There are a number of problems, in this regard. We have, as you said, one prison which caters for everyone: from people convicted of minor offences, to those convicted for the most serious crimes imaginable. We also have a range of people sentenced to one week, to people serving life sentences. This is what our prison has to deal with: with all the added concoction of inmates who may have drug habits, mental health issues, and all sorts of other problems.

And from the prison administration’s point of view, what matters is not the crime you were convicted for… but rather, how you behave while in prison. And it makes sense, too: because people need to be held in prison safely, without posing a danger to others. This, ultimately, is what the prison administration is concerned with.

One possible approach might, as you suggest, be to build a separate prison, and segregate inmates according to the severity of the crime. There are two problems with that, however. One is the cost: prisons are very costly to build, and also to operate. The other is… who will want a prison in their backyard? In fact, the reason Malta’s only prison is in Paola, is that – when it was built in the late 19th century – hardly anyone lived there at all. The population of Paola was around 500, at the time…

Isn’t that true of everything, though? No one wants a power station, or a landfill, in their backyard either…

Yes; but in this case, it would be a huge issue. Naturally, this doesn’t mean it ‘can’t be done’ – everything can be done, up to a point. But… is that the only way? Ultimately, it boils down to a system of dividing prisoners that makes sense….

But does the current prison system ‘make sense’, from that perspective?

There are certainly issues that need to be addressed. One of the main problems, today, is the huge number of inmates who are not convicted at all; but awaiting trial under arrest. At present, there are more people held in custody under arrest at Corradino, than actually serving a sentence. A considerable number of those, in turn, are foreigners from non-EU countries: with which we have no extradition treaties.

As a result, a prison which has a maximum capacity of around 700, is currently holding more than 900 people. Around 500 of those are awaiting trial: which is quite shocking, in and of itself.

And prison is the only institution that cannot actually refuse people: they can’t say, ‘Sorry, we’re full up… find another place’.

So yes, it’s a massive problem. And I think we have to address it by revising our penal policy. Prison should, ideally, be a necessary last resort: reserved only for sentences of a certain duration.

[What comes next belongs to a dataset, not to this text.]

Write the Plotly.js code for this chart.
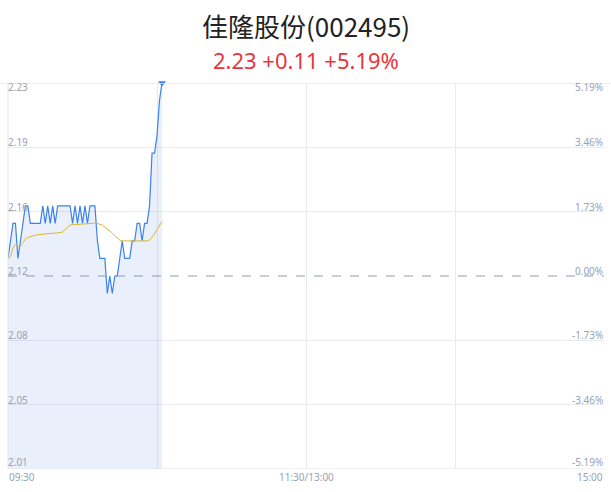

The way I see it: if someone is sentenced to anything up to two years - with certain exceptions, naturally - that person doesn’t really need to enter a prison setting at all. And any sentence of less than six months is particularly unnecessary: I can’t even imagine what use there is in sending them to prison in the first place.  There just isn’t enough time to work with them.

And yet, a recent Parliamentary Question revealed that around half Corradino’s current population – of the ones actually convicted; in other words, not counting the 500 who are awaiting trial - are serving sentences of two years, or less.

So my theory is that these people don’t actually need to even be there…

This raises the question of what to do with them, though. I imagine you’re not advocating a blanket amnesty for anyone who commits a minor offence…

No, but I do question whether prison is the right solution.  I, for one, would put them to work, through a community service programme. That way, at least, they would not be a burden on the taxpayer.

Because as I said before: prison costs money. It costs around E80 a day, per prisoner. And in many cases, it doesn’t make sense at all.  For example: there are quite a few people, today, who are in prison because they did not pay a fine. And in those cases: not only did the State lose money, as a result of the fine not being paid… but it ended up paying for their upkeep to the bargain. Where’s the sense in that?

I’m not an economist – far from it - but I do think it’s clear, even from an economic point of view, that the current system is not working.  And this can only be addressed through a legislative change.